今年になってからも、冬は100年に一度の寒さかもしれないとの見方がでていただけに、気象予報士からはこうしたニュアンスの説明があるかと待っていたが、まったくなかった。

これはもちろん学説の一つにすぎないので、断定的に述べることはできないにしても、こうした説もありますくらいの話は聞きたかった。

私は科学者ではないが、さまざまな論文をよむたびに温暖化が温室効果ガスだけではないという考えに傾いてきている。二酸化炭素などの温室効果ガスの赤外線吸収波長域は15マイクロメートルに限定されていて、地球温暖化の原因になる気体中、二酸化炭素はせいぜい3%にとどまるとも言われる。

そうなると太陽活動が地球の気温にもっとも影響をおよぼしていることになる。

かりに今後2,3年でミニ氷河期といわないまでも、極寒の冬と冷夏が続いたとしたら、温室効果ガスの主張者たちは「二酸化炭素は心配いりませんでした」と弁解するのだろうか。

未知なるフード

それにしても、食べるものは奥が深いと思う。

外国特派員協会で机を並べて仕事をしているドイツ人記者が、先週末自宅でのクリスマスパーティーに招いてくれた。彼が作ったドイツ料理はブレーメン風ということだったが、メインの鶏料理とグリューワイン(ホットワイン)は生まれて初めて味わうものだった。

特にグリューワインはクリスマスシーズンだけだという。赤ワインを鍋にいれて火にかけ、オレンジを絞り、シナモンなどの香辛料を加え、さらにラム酒をいれる。サングリアのホットバージョンである。

              

ドイツだけでなく、フランスをはじめとするヨーロッパ諸国ではこの時期によく飲まれるという。知らなかった。パーティーに来ていたイギリス人は「イギリスでも飲む」と言った。英語ではMulled Wineという。

けれども、アメリカではほとんど見かけない。私が出会ったことがないだけかもしれないが、25年間のアメリカ生活で暖かいワインを飲んだ記憶はない。この時期であれば、やはりエッグノッグである。

パーティーでは食べものにも話がおよんだ。中国人もいて「日本には餃子がない」と驚くことをいう。

日本の餃子と中国の餃子が違うことはすでによく知られている。日本では焼き餃子が一般的だが、中国で餃子といえば水餃子ある。それはずいぶん前から知っていた。

でもその女性はその違いだけでなく、中国では皮が薄いものを餃子とは呼ばないといった。確かに中国でたべる餃子はどれも皮が厚い。それはそれでおいしいが、日本ではむしろ皮が薄いほうがおいしいとされているように思う。

国だけでなく土地が変わるだけでオリジナルから派生した別バージョンの代物が登場するのが文化の特質であり、面白さである。だから、食べものの好みは捉えられないくらいに広い。

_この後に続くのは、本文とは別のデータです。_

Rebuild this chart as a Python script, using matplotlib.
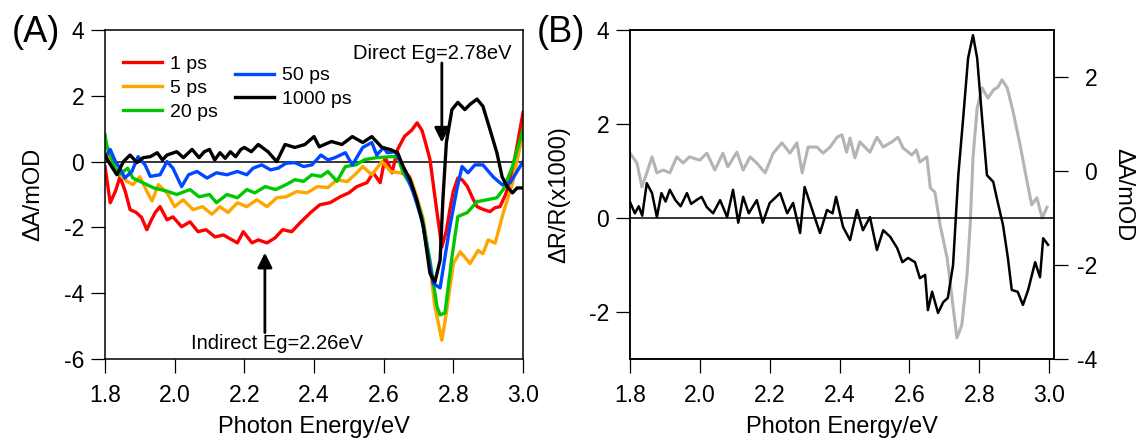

しかし、違ったものがある以上、私はオリジナルとそのほかのバージョーンをすべて味わってみたいと思う。

気温のナゾ、再び

クライメイトゲート。

11月9日のブログに「気温のナゾ」というタイトルで、地球温暖化の原因についての疑問を投げた。すると偶然にも、同月20日、イギリスで温暖化のデータが人為的に歪められていた可能性があるという報道がでた。

欧米ではいまそれを「クライメイトゲート(Climategate)」事件と呼んでいる。 ただ、日本国内の主要メディアがほとんど取り上げていない。国外メディアがあつかう記事を国内の報道機関が報道しないことはよくあるが、これもその一つ。

発信元となったイギリスではBBCはもちろん、保守系新聞のタイムズ、アメリカではニューヨーク・タイムズやウォールストリート・ジャーナルといった主要紙も報道している。十分に疑問符を打つべきテーマであるにもかかわらず、日本が無視している理由がよく理解できない。

事件のあらましは、11月17日、イギリスのイースト・アングリア大学の気候調査部(CRU)のコンピューター・サーバーにハッカーが入り込み、1000以上の電子メールと地球温暖化にかんする3000以上のファイルにアクセスされ、公開されてしまったというものだ。

その中に、60年代以降、気温の上昇がそれほど見られなかった時期のデータは使うなという記述や、気温上昇について否定的なデータや懐疑的な内容の電子メールがあり、それを削除すべきということも書かれていたという。

温暖化については、人間が二酸化炭素を排出していることは事実であるし、削減努力をすることは必要だが、同時に温暖化の真実が何なのかも総合的に追及すべきである。